Появление критического подхода к геополитике в начале 1990-х гг. связывают с работами Саймона Долби и Джерарда О’Туэла (Dalby, 1991; ÓTuathail, 1996). В рамках этого подхода истинность существования единого и непрерывного пространства подвергается сомнению и утверждается наличие множенства пространственностей, которые зависят от социального и исторического контекста. Фокус исследований с практической и теоретической геополитики смещается на «популярный» или «массовый» уровень. Под популярной геополитикой Джеральд О’Туэл понимал набор представлений и образов о геополитике и международных отношениях, существующих в массовой культуре. Такой уровень геополитики является столь же необходимой частью политического дискурса, как практический и формальный. Интересными работами, которые показывают, каким образом массовые представления о международных отношениях и массовая культура формируют геополитического субъекта и влияют на геополитику, можно назвать работы Дж. Шарп, посвященные созданию американской идентичности журналом «Ридерз Дайджест» (Sharp, 1993), изображению Боснийской вой­ны в комиксе (Hansen, 2017), зеркальному изображению врага в американском и советском кинематографе (Рябов и др., 2023), видеоиграм в геополитике (Dittmer, 2015). Так каким же образом это происходит?
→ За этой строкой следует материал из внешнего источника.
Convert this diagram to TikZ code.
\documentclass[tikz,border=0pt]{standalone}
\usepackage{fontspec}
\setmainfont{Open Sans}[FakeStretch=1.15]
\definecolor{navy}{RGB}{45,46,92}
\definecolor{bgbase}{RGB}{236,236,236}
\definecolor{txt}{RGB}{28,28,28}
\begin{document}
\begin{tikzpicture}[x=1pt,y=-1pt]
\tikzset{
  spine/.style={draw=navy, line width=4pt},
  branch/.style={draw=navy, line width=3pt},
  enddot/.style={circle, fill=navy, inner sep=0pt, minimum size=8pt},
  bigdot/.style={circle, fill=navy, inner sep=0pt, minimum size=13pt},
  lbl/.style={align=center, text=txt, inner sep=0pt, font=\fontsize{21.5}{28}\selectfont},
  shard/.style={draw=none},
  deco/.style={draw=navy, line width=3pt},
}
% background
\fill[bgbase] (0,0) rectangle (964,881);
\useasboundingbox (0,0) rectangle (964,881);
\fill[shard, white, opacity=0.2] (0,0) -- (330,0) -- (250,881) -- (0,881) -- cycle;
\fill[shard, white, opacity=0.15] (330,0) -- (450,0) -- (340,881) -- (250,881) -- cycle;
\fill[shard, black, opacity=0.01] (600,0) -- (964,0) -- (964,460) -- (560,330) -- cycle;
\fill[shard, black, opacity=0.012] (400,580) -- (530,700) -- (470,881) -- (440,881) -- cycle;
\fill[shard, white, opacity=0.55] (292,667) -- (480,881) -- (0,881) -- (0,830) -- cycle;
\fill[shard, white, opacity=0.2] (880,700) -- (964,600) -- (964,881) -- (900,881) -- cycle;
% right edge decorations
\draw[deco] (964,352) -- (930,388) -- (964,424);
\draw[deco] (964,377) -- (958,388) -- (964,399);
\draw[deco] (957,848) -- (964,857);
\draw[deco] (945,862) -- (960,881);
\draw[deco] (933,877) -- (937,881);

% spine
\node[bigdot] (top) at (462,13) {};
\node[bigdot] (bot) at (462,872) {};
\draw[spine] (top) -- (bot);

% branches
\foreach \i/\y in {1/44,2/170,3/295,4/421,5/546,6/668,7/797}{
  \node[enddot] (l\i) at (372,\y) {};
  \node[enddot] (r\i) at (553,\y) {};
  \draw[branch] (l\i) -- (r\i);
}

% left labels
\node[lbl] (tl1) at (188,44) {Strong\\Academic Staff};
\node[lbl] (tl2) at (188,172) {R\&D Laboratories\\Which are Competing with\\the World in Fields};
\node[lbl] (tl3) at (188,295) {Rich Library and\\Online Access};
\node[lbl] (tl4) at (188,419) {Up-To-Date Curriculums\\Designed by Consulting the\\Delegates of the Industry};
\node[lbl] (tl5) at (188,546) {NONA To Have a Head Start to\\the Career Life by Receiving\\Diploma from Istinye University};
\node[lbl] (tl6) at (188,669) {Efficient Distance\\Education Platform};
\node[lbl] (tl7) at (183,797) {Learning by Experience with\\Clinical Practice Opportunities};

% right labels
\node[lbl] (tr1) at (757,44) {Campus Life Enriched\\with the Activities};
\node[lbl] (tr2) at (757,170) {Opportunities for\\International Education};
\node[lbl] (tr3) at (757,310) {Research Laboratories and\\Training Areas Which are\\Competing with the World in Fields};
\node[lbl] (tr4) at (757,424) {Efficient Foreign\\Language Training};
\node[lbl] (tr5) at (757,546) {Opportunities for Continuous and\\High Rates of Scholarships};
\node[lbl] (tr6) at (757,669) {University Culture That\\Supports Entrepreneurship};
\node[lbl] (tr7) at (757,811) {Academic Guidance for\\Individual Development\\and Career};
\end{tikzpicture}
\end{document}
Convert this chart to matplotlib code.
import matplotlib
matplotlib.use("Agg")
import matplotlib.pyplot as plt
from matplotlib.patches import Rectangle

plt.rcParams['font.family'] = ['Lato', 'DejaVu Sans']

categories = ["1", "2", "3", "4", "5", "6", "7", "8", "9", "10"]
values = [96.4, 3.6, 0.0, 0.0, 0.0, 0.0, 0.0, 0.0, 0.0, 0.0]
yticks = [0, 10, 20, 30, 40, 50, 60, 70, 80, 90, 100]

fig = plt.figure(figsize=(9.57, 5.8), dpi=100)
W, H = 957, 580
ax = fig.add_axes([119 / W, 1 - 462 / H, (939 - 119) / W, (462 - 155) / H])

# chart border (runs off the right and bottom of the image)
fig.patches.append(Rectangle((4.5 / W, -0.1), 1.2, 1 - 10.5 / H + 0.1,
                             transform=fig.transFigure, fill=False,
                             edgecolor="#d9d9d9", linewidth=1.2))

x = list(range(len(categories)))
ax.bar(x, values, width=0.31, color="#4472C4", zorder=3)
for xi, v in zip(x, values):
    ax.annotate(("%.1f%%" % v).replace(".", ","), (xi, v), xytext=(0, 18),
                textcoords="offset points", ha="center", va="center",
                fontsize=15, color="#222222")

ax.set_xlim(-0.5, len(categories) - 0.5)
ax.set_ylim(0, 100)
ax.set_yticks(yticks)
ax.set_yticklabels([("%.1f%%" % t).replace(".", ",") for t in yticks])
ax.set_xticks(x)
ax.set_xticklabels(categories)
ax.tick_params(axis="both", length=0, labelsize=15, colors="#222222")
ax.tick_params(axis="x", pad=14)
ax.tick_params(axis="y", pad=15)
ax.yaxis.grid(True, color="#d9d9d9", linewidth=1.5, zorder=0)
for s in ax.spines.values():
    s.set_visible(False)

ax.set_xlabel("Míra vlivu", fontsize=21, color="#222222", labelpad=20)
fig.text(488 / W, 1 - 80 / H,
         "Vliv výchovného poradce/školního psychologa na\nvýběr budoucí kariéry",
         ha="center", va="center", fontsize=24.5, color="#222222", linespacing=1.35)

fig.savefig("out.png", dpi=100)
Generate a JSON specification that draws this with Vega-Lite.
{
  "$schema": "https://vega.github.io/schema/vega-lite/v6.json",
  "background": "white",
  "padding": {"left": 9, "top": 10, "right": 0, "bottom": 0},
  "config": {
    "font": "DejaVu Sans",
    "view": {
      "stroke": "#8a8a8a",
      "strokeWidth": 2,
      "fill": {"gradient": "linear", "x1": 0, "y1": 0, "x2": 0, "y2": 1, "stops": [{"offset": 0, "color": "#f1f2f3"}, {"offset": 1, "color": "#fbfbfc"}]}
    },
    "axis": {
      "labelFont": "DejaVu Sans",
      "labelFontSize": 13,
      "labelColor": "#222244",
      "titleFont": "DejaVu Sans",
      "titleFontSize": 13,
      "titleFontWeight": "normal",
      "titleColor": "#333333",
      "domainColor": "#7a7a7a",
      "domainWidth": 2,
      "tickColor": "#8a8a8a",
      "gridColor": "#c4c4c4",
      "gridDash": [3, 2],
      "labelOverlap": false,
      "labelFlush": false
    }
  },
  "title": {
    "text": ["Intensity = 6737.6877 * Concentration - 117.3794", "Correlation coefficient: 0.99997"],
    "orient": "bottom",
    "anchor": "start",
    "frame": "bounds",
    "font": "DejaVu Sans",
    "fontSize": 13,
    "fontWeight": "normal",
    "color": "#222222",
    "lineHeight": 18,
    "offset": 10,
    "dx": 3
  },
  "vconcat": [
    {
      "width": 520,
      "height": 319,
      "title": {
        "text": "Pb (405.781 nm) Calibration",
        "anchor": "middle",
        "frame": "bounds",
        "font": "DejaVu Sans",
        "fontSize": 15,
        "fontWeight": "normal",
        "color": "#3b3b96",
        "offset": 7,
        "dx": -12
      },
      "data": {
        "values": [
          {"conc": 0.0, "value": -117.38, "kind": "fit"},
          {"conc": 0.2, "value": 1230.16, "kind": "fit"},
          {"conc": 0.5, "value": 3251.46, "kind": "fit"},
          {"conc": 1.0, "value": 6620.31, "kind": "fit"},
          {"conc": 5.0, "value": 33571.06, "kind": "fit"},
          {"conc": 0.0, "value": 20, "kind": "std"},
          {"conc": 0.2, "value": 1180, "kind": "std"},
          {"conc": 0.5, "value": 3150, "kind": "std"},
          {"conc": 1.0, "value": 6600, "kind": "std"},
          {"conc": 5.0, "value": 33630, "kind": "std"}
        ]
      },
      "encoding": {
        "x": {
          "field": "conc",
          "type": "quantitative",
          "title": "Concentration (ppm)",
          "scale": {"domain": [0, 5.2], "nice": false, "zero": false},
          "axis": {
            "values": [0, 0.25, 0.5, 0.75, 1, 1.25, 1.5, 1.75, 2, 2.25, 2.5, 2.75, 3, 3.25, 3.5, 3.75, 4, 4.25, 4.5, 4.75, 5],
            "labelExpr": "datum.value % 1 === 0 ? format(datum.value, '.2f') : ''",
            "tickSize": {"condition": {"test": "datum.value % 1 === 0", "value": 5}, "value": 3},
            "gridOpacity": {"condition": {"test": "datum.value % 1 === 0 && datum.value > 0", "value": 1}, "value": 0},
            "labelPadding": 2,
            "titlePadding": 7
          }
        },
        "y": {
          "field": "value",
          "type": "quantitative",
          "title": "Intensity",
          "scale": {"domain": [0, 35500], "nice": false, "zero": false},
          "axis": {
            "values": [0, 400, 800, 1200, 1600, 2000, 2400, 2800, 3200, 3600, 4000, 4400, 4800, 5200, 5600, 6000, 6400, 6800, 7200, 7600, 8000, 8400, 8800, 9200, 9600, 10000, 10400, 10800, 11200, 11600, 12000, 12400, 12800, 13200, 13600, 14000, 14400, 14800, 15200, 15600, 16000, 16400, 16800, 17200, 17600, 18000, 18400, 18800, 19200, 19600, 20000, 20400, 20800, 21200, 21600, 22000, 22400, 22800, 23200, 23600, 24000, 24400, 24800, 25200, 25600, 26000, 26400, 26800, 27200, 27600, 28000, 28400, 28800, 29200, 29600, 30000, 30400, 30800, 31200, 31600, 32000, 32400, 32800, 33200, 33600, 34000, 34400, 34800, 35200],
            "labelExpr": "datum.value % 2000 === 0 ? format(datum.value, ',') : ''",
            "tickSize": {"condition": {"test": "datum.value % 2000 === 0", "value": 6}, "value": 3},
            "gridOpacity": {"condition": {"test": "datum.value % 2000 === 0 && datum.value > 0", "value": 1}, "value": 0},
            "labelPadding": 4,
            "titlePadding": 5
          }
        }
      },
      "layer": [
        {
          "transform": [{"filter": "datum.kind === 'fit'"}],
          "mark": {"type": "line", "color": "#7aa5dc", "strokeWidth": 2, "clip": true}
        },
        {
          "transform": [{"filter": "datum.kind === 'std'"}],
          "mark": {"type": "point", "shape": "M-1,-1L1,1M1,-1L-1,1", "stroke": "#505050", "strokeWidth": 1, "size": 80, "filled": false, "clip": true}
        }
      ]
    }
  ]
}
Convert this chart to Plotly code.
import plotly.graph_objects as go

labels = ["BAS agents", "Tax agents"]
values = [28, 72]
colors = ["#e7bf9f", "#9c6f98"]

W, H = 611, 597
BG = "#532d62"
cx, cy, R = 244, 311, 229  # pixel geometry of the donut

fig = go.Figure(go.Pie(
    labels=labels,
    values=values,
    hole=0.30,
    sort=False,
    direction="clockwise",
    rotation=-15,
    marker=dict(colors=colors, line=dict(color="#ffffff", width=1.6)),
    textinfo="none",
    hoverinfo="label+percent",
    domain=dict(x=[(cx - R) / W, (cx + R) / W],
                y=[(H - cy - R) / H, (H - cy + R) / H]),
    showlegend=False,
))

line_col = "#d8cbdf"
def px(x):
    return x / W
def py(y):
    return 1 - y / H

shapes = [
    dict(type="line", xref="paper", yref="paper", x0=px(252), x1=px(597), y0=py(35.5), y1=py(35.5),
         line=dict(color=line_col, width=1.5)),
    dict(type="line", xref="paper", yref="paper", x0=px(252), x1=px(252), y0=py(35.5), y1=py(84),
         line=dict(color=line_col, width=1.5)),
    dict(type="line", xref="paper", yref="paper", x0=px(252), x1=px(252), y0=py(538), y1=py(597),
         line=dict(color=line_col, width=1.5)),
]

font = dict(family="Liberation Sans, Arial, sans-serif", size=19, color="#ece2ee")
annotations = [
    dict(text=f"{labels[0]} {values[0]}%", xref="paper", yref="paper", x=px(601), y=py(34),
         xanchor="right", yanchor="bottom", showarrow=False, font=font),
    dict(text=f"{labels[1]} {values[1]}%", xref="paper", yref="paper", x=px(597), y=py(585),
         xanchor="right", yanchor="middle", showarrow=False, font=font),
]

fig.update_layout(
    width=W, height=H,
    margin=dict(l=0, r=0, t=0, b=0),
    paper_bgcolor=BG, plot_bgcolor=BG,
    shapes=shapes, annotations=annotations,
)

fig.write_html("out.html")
В современной политической теории существует несколько объяснений субъекта и субъективации. C одной стороны, это представление Мишеля Фуко о субъекте как о результате дискурсивных практик подчинения и освобождения (Голенков, 2007, с. 54). Фуко различает внешнюю субъективацию, то есть подчинение субъекта дискурсу, и внутреннюю, позволяющую индивиду идентифицировать себя с дискурсом. С другой стороны, это «волюнтаристская» концепция Джудит Батлер, предполагающая способность субъекта выйти за рамки гегемонного дискурса и изменить тем самым социальную реальность (Батлер, 2020). Наконец, это концепция субъекта в постструктуралистском анализе дискурса Эрнесто Лаклау и Шанталь Муфф. В ней субъект представляется дистанцией между индивидуальным решением и дискурсивной структурой (Laclau, 1990, 61). Субъективация понимается как необходимость постоянного исполнения своей субъектной роли в дискурсе, что в свою очередь закрепляет сам политический дискурс (Marttila, 2016). Таким образом, теория субъекта Лаклау и Муфф занимает умеренную позицию между радикальными точками зрения Фуко и Батлер и позволяет нам использовать инструментарий обоих подходов.

Именно в процессе игры индивиды становятся субъектами геополитического дискурса, поэтому анализ «одомашнивания» геополитики, т. е. ее интеграции в повседневную жизнь, стирание границ между семейным, приватным, детским и внешним, политическим, военным, является необходимым. Тара Вудиер и Шон Картер подчеркивают, что глобальные конфликты переносятся в домашнее пространство посредством игры (Woodyer, Carter, 2018). Понятие «одомашнивания» относится к способам, которыми геополитические дискурсы и практики интегрируются в повседневную жизнь и массовую культуру. То есть одомашненная геополитика раскрывается как практика, которая занимается созданием географических отношений, разделяя глобальное пространство на такие категории, как добро/зло, угроза/безопасность и цивилизованное/варварское.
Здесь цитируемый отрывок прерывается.